When LED Light Charging Actually Makes Sense

Small Devices That Work with LED Charging

Small solar garden lights represent the most practical application for LED charging. These devices contain tiny panels designed for low-power operation, typically requiring only 10-45 lumens. Solar calculators, decorative pathway lights, and compact solar chargers fall into this category. Their minimal energy demands mean artificial light can provide enough power to function, even if slowly.

Educational and Testing Purposes

LED charging serves well for demonstrating photovoltaic principles in classrooms or testing whether a solar panel works properly. You can verify a panel’s basic functionality without waiting for sunny weather. This approach helps you troubleshoot issues or understand solar cell behavior without committing to full-scale installations.

What Type of LED Bulbs Work Best

Position your solar panel approximately 12 inches from a bright LED bulb for optimal results. Use LED bulbs with color temperatures between 5000K and 6500K, which closely mimic natural daylight. Your bulb should output at least 2000-3000 lumens. Expect 10-12 hours for a complete charge.

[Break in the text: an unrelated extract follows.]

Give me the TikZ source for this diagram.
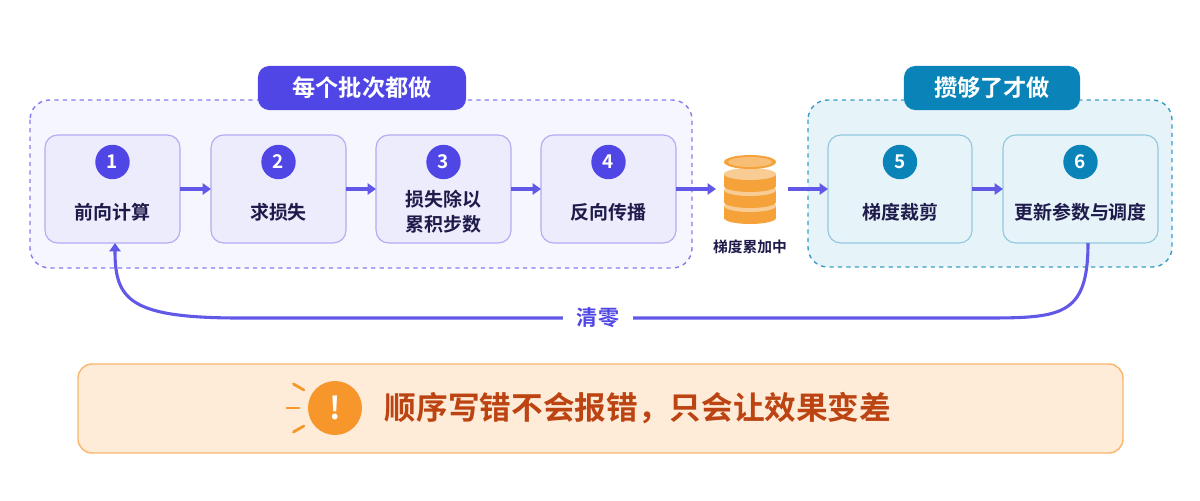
\documentclass[tikz,border=0pt]{standalone}
\usepackage{fontspec}
\setmainfont{Noto Sans CJK SC}[BoldFont={Noto Sans CJK SC Bold}]
\usetikzlibrary{positioning,arrows.meta,calc}
\definecolor{violet}{HTML}{4F46E5}
\definecolor{teal}{HTML}{0A84B8}
\definecolor{ink}{HTML}{1E1B4B}
\definecolor{coin}{HTML}{F5A23A}
\definecolor{warn}{HTML}{F7962B}
\tikzset{
  num/.style={circle, fill=#1, text=white, font=\bfseries\fontsize{13.5}{13.5}\selectfont,
    minimum size=0.86cm, inner sep=0pt},
  lbl/.style={text=ink, font=\bfseries\fontsize{13.5}{18}\selectfont, align=center},
  flow/.style={-{Triangle[length=6pt,width=8pt]}, violet!90, line width=2.2pt},
  pill/.style={fill=#1, text=white, rounded corners=8pt, font=\bfseries\fontsize{16.5}{16.5}\selectfont,
    minimum width=5.2cm, minimum height=1.1cm},
}
\begin{document}
\begin{tikzpicture}[x=0.025cm,y=-0.025cm]
\useasboundingbox (0,0) rectangle (1200,500);
% group frames
\draw[violet!70, dashed, line width=1pt, fill=violet!5, rounded corners=14pt] (30,100) rectangle (692,268);
\draw[teal!80, dashed, line width=1pt, fill=teal!10, rounded corners=14pt] (808,100) rectangle (1172,267);
\node[pill=violet] (each) at (362,88) {每个批次都做};
\node[pill=teal, minimum width=4.4cm] (enough) at (992,88) {攒够了才做};
% steps
\foreach \n/\xa/\xb/\txt/\c in {1/45/180/前向计算/violet, 2/211/346/求损失/violet,
  3/376/511/{损失除以\\累积步数}/violet, 4/541/676/反向传播/violet,
  5/828/972/梯度裁剪/teal, 6/1003/1158/更新参数与调度/teal}{
  \draw[draw=\c!45, fill=\c!10, rounded corners=9pt, line width=0.8pt] (\xa,135) rectangle (\xb,243);
  \coordinate (s\n) at ({(\xa+\xb)/2},189);
  \coordinate (s\n w) at (\xa,189);
  \coordinate (s\n e) at (\xb,189);
  \node[num=\c] (c\n) at ({(\xa+\xb)/2},162) {\n};
  \node[lbl] (t\n) at ({(\xa+\xb)/2},212) {\txt};
}
% coin stack
\foreach \y in {206,190,174}{
  \fill[coin] (724,\y) rectangle (776,\y+12);
  \fill[coin] (750,\y+12) ellipse (26 and 6);
  \fill[coin!55] (750,\y) ellipse (26 and 6);
}
\fill[coin] (750,162) ellipse (26 and 7);
\fill[coin!70] (750,162) ellipse (22 and 5);
\coordinate (coinw) at (716,189);
\coordinate (coine) at (788,189);
\node[lbl, font=\bfseries\fontsize{10.5}{10.5}\selectfont] (acc) at (750,247) {梯度累加中};
% arrows
\draw[flow] (s1e) -- (s2w);
\draw[flow] (s2e) -- (s3w);
\draw[flow] (s3e) -- (s4w);
\draw[flow] (s4e) -- (coinw);
\draw[flow] (coine) -- (s5w);
\draw[flow] (s5e) -- (s6w);
% reset loop
\coordinate (from) at (1088,243);
\coordinate (to) at (115,243);
\draw[flow] (from) .. controls (1088,318) and (1060,318) .. (980,318)
  -- (240,318) .. controls (130,318) and (115,300) .. (to);
\node[fill=white, text=violet, font=\bfseries\fontsize{15}{15}\selectfont, inner xsep=10pt] (zero) at (598,318) {清零};
% warning
\draw[draw=warn!70, fill=warn!18, rounded corners=10pt, line width=1pt] (78,364) rectangle (1123,453);
\node[circle, fill=warn, minimum size=1.35cm, text=white, font=\bfseries\fontsize{22}{22}\selectfont] (icon) at (335,408) {!};
\foreach \a in {150,180,210}
  \draw[warn, line width=2pt, line cap=round] ($(icon)+(\a:36)$) -- ($(icon)+(\a:48)$);
\node[anchor=west, text=warn!60!red!75!black, font=\bfseries\fontsize{22.5}{22.5}\selectfont] (msg) at (380,408) {顺序写错不会报错，只会让效果变差};
\end{tikzpicture}
\end{document}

Better Alternatives for Indoor Solar Applications

Solar-rechargeable LED bulbs offer a more sensible solution. These units include built-in solar panels and 1200mAh batteries providing 4-6 hours of lighting. Portable solar power banks work better than trying to charge panels with artificial light. You spend less time searching for outlets and gain genuine portability.

Conclusion

LED lights can charge solar panels, but the efficiency gap makes it impractical for most applications. You’re getting less than 1% of the sun’s power, and the double conversion process guarantees you’ll spend more on electricity than you’ll generate. The math simply doesn’t work in your favor.

Save LED charging for small garden lights, educational demonstrations, or panel testing. For actual indoor solar applications, we recommend dedicated solar-rechargeable devices instead.